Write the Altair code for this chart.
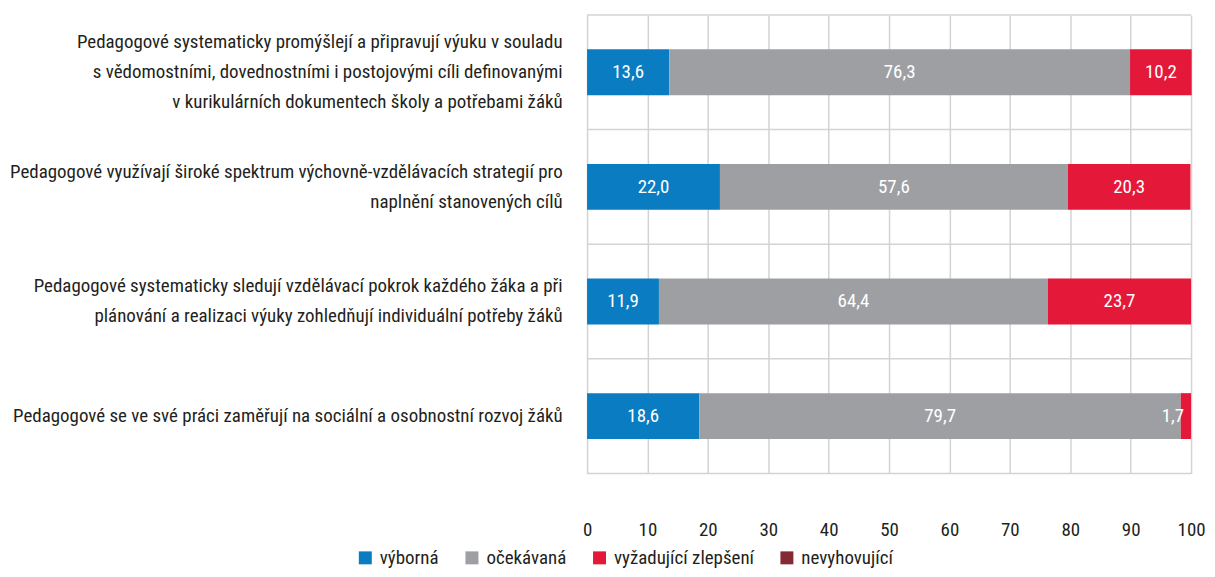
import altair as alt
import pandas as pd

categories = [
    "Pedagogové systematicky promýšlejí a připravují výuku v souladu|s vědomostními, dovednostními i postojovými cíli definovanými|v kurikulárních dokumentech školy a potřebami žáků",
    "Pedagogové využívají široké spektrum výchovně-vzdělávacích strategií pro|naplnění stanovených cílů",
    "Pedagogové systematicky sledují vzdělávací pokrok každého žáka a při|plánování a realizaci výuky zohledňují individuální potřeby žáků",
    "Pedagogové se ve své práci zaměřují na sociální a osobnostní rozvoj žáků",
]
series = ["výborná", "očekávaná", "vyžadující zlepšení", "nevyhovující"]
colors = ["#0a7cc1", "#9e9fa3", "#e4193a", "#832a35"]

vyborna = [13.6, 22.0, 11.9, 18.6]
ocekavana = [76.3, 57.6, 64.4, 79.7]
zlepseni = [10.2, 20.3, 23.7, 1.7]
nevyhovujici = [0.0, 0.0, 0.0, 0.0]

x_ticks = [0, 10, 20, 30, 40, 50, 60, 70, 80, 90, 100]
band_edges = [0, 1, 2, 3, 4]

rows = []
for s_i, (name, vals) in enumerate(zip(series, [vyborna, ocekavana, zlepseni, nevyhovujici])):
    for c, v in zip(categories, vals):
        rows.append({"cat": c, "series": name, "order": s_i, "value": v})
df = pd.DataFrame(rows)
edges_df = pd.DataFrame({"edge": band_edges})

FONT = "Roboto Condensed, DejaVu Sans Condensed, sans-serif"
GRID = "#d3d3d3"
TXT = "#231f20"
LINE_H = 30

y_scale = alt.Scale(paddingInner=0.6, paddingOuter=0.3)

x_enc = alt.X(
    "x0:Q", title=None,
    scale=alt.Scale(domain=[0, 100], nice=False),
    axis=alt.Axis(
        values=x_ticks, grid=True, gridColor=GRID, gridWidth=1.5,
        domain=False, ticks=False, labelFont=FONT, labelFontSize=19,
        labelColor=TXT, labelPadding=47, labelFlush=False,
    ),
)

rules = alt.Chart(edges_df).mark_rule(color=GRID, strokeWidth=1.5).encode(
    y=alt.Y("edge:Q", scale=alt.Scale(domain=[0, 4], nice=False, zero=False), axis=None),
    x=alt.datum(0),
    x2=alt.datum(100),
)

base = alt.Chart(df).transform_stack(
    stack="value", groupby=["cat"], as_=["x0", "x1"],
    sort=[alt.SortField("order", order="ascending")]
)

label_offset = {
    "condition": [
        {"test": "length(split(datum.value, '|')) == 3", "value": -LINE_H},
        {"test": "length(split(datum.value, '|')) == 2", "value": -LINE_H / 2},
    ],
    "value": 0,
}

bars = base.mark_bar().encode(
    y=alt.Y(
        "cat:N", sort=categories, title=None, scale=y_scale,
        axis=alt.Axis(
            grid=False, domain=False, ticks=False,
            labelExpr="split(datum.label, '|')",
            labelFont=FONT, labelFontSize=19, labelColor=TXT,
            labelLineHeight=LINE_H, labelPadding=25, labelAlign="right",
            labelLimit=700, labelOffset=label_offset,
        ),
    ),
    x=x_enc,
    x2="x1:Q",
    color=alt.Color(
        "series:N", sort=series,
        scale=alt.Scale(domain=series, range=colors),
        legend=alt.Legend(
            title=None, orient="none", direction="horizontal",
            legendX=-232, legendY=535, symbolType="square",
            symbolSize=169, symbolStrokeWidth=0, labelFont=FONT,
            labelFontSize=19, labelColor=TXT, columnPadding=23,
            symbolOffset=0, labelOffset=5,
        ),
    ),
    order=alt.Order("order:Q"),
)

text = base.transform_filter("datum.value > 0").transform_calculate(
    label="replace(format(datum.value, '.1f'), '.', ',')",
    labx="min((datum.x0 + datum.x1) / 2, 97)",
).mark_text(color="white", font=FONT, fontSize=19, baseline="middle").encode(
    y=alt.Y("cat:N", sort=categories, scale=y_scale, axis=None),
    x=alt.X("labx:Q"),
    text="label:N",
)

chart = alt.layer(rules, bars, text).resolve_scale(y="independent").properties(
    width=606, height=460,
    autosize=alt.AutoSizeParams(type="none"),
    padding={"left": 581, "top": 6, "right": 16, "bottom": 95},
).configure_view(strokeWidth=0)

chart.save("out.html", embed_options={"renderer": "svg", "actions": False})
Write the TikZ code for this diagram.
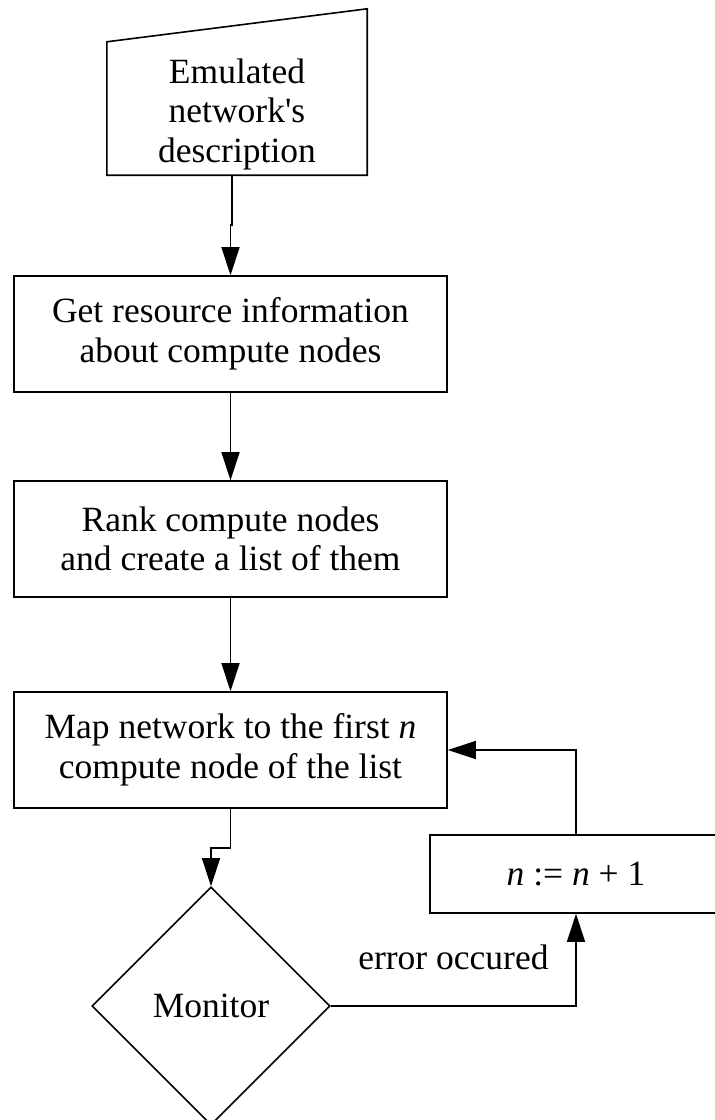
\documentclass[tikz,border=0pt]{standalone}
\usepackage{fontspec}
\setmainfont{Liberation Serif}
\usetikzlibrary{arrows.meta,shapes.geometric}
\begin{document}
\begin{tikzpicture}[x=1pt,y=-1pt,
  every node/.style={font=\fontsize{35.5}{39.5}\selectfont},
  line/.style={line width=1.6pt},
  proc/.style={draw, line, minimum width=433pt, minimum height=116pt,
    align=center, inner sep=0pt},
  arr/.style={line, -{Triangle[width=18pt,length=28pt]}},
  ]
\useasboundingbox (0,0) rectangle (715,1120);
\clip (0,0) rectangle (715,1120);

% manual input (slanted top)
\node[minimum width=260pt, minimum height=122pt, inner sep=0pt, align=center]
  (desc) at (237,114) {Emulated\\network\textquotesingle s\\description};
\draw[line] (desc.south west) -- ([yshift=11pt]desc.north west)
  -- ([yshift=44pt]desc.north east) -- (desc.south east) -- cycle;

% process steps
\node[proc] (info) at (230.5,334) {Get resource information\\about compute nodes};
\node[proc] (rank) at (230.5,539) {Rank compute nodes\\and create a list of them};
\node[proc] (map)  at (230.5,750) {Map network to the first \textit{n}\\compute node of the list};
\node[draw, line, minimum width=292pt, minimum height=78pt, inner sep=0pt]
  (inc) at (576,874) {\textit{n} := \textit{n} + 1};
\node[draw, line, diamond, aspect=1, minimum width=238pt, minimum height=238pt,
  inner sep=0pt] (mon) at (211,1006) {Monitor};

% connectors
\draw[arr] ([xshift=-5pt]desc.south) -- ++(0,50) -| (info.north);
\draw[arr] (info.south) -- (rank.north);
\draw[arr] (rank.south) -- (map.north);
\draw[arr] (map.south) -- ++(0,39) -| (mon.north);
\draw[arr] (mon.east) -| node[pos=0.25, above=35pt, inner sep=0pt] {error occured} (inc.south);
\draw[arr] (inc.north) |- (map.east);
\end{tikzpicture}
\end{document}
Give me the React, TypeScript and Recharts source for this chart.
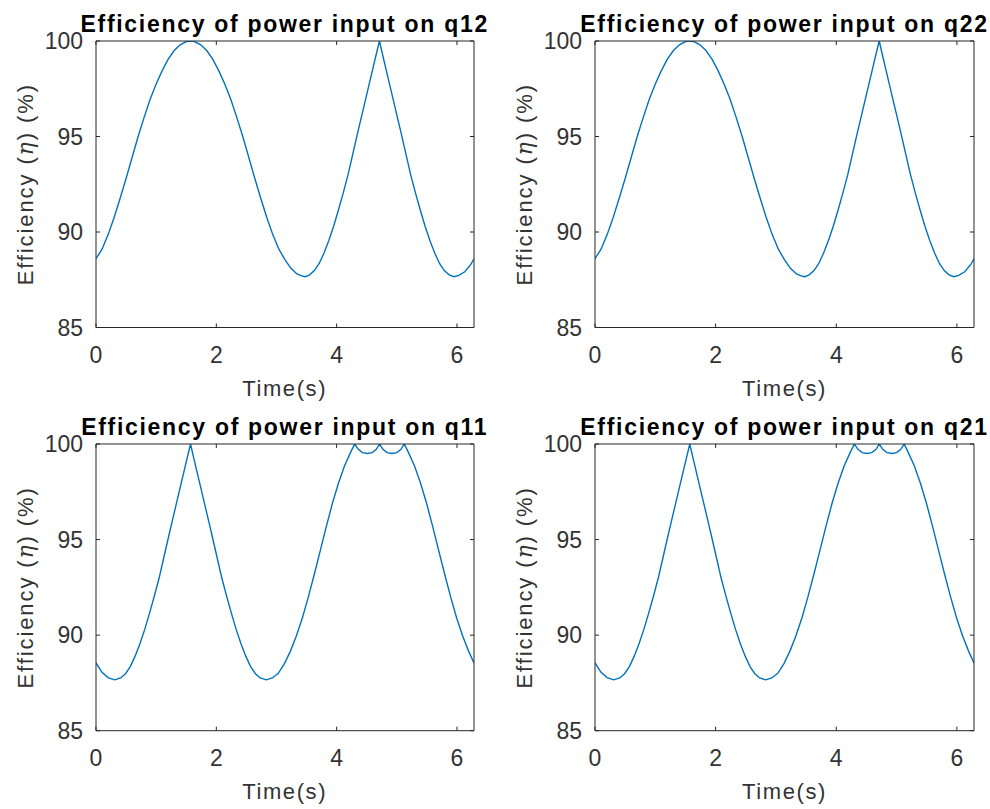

= = = = =

Using the data above, print every line exactly, omitting pictures.

## [PROBLEM SOLUTION]
Write the Altair code for this chart.
import altair as alt
import pandas as pd

categories = [
    "Pedagogové systematicky promýšlejí a připravují výuku v souladu|s vědomostními, dovednostními i postojovými cíli definovanými|v kurikulárních dokumentech školy a potřebami žáků",
    "Pedagogové využívají široké spektrum výchovně-vzdělávacích strategií pro|naplnění stanovených cílů",
    "Pedagogové systematicky sledují vzdělávací pokrok každého žáka a při|plánování a realizaci výuky zohledňují individuální potřeby žáků",
    "Pedagogové se ve své práci zaměřují na sociální a osobnostní rozvoj žáků",
]
series = ["výborná", "očekávaná", "vyžadující zlepšení", "nevyhovující"]
colors = ["#0a7cc1", "#9e9fa3", "#e4193a", "#832a35"]

vyborna = [13.6, 22.0, 11.9, 18.6]
ocekavana = [76.3, 57.6, 64.4, 79.7]
zlepseni = [10.2, 20.3, 23.7, 1.7]
nevyhovujici = [0.0, 0.0, 0.0, 0.0]

x_ticks = [0, 10, 20, 30, 40, 50, 60, 70, 80, 90, 100]
band_edges = [0, 1, 2, 3, 4]

rows = []
for s_i, (name, vals) in enumerate(zip(series, [vyborna, ocekavana, zlepseni, nevyhovujici])):
    for c, v in zip(categories, vals):
        rows.append({"cat": c, "series": name, "order": s_i, "value": v})
df = pd.DataFrame(rows)
edges_df = pd.DataFrame({"edge": band_edges})

FONT = "Roboto Condensed, DejaVu Sans Condensed, sans-serif"
GRID = "#d3d3d3"
TXT = "#231f20"
LINE_H = 30

y_scale = alt.Scale(paddingInner=0.6, paddingOuter=0.3)

x_enc = alt.X(
    "x0:Q", title=None,
    scale=alt.Scale(domain=[0, 100], nice=False),
    axis=alt.Axis(
        values=x_ticks, grid=True, gridColor=GRID, gridWidth=1.5,
        domain=False, ticks=False, labelFont=FONT, labelFontSize=19,
        labelColor=TXT, labelPadding=47, labelFlush=False,
    ),
)

rules = alt.Chart(edges_df).mark_rule(color=GRID, strokeWidth=1.5).encode(
    y=alt.Y("edge:Q", scale=alt.Scale(domain=[0, 4], nice=False, zero=False), axis=None),
    x=alt.datum(0),
    x2=alt.datum(100),
)

base = alt.Chart(df).transform_stack(
    stack="value", groupby=["cat"], as_=["x0", "x1"],
    sort=[alt.SortField("order", order="ascending")]
)

label_offset = {
    "condition": [
        {"test": "length(split(datum.value, '|')) == 3", "value": -LINE_H},
        {"test": "length(split(datum.value, '|')) == 2", "value": -LINE_H / 2},
    ],
    "value": 0,
}

bars = base.mark_bar().encode(
    y=alt.Y(
        "cat:N", sort=categories, title=None, scale=y_scale,
        axis=alt.Axis(
            grid=False, domain=False, ticks=False,
            labelExpr="split(datum.label, '|')",
            labelFont=FONT, labelFontSize=19, labelColor=TXT,
            labelLineHeight=LINE_H, labelPadding=25, labelAlign="right",
            labelLimit=700, labelOffset=label_offset,
        ),
    ),
    x=x_enc,
    x2="x1:Q",
    color=alt.Color(
        "series:N", sort=series,
        scale=alt.Scale(domain=series, range=colors),
        legend=alt.Legend(
            title=None, orient="none", direction="horizontal",
            legendX=-232, legendY=535, symbolType="square",
            symbolSize=169, symbolStrokeWidth=0, labelFont=FONT,
            labelFontSize=19, labelColor=TXT, columnPadding=23,
            symbolOffset=0, labelOffset=5,
        ),
    ),
    order=alt.Order("order:Q"),
)

text = base.transform_filter("datum.value > 0").transform_calculate(
    label="replace(format(datum.value, '.1f'), '.', ',')",
    labx="min((datum.x0 + datum.x1) / 2, 97)",
).mark_text(color="white", font=FONT, fontSize=19, baseline="middle").encode(
    y=alt.Y("cat:N", sort=categories, scale=y_scale, axis=None),
    x=alt.X("labx:Q"),
    text="label:N",
)

chart = alt.layer(rules, bars, text).resolve_scale(y="independent").properties(
    width=606, height=460,
    autosize=alt.AutoSizeParams(type="none"),
    padding={"left": 581, "top": 6, "right": 16, "bottom": 95},
).configure_view(strokeWidth=0)

chart.save("out.html", embed_options={"renderer": "svg", "actions": False})
Write the TikZ code for this diagram.
\documentclass[tikz,border=0pt]{standalone}
\usepackage{fontspec}
\setmainfont{Liberation Serif}
\usetikzlibrary{arrows.meta,shapes.geometric}
\begin{document}
\begin{tikzpicture}[x=1pt,y=-1pt,
  every node/.style={font=\fontsize{35.5}{39.5}\selectfont},
  line/.style={line width=1.6pt},
  proc/.style={draw, line, minimum width=433pt, minimum height=116pt,
    align=center, inner sep=0pt},
  arr/.style={line, -{Triangle[width=18pt,length=28pt]}},
  ]
\useasboundingbox (0,0) rectangle (715,1120);
\clip (0,0) rectangle (715,1120);

% manual input (slanted top)
\node[minimum width=260pt, minimum height=122pt, inner sep=0pt, align=center]
  (desc) at (237,114) {Emulated\\network\textquotesingle s\\description};
\draw[line] (desc.south west) -- ([yshift=11pt]desc.north west)
  -- ([yshift=44pt]desc.north east) -- (desc.south east) -- cycle;

% process steps
\node[proc] (info) at (230.5,334) {Get resource information\\about compute nodes};
\node[proc] (rank) at (230.5,539) {Rank compute nodes\\and create a list of them};
\node[proc] (map)  at (230.5,750) {Map network to the first \textit{n}\\compute node of the list};
\node[draw, line, minimum width=292pt, minimum height=78pt, inner sep=0pt]
  (inc) at (576,874) {\textit{n} := \textit{n} + 1};
\node[draw, line, diamond, aspect=1, minimum width=238pt, minimum height=238pt,
  inner sep=0pt] (mon) at (211,1006) {Monitor};

% connectors
\draw[arr] ([xshift=-5pt]desc.south) -- ++(0,50) -| (info.north);
\draw[arr] (info.south) -- (rank.north);
\draw[arr] (rank.south) -- (map.north);
\draw[arr] (map.south) -- ++(0,39) -| (mon.north);
\draw[arr] (mon.east) -| node[pos=0.25, above=35pt, inner sep=0pt] {error occured} (inc.south);
\draw[arr] (inc.north) |- (map.east);
\end{tikzpicture}
\end{document}
Give me the React, TypeScript and Recharts source for this chart.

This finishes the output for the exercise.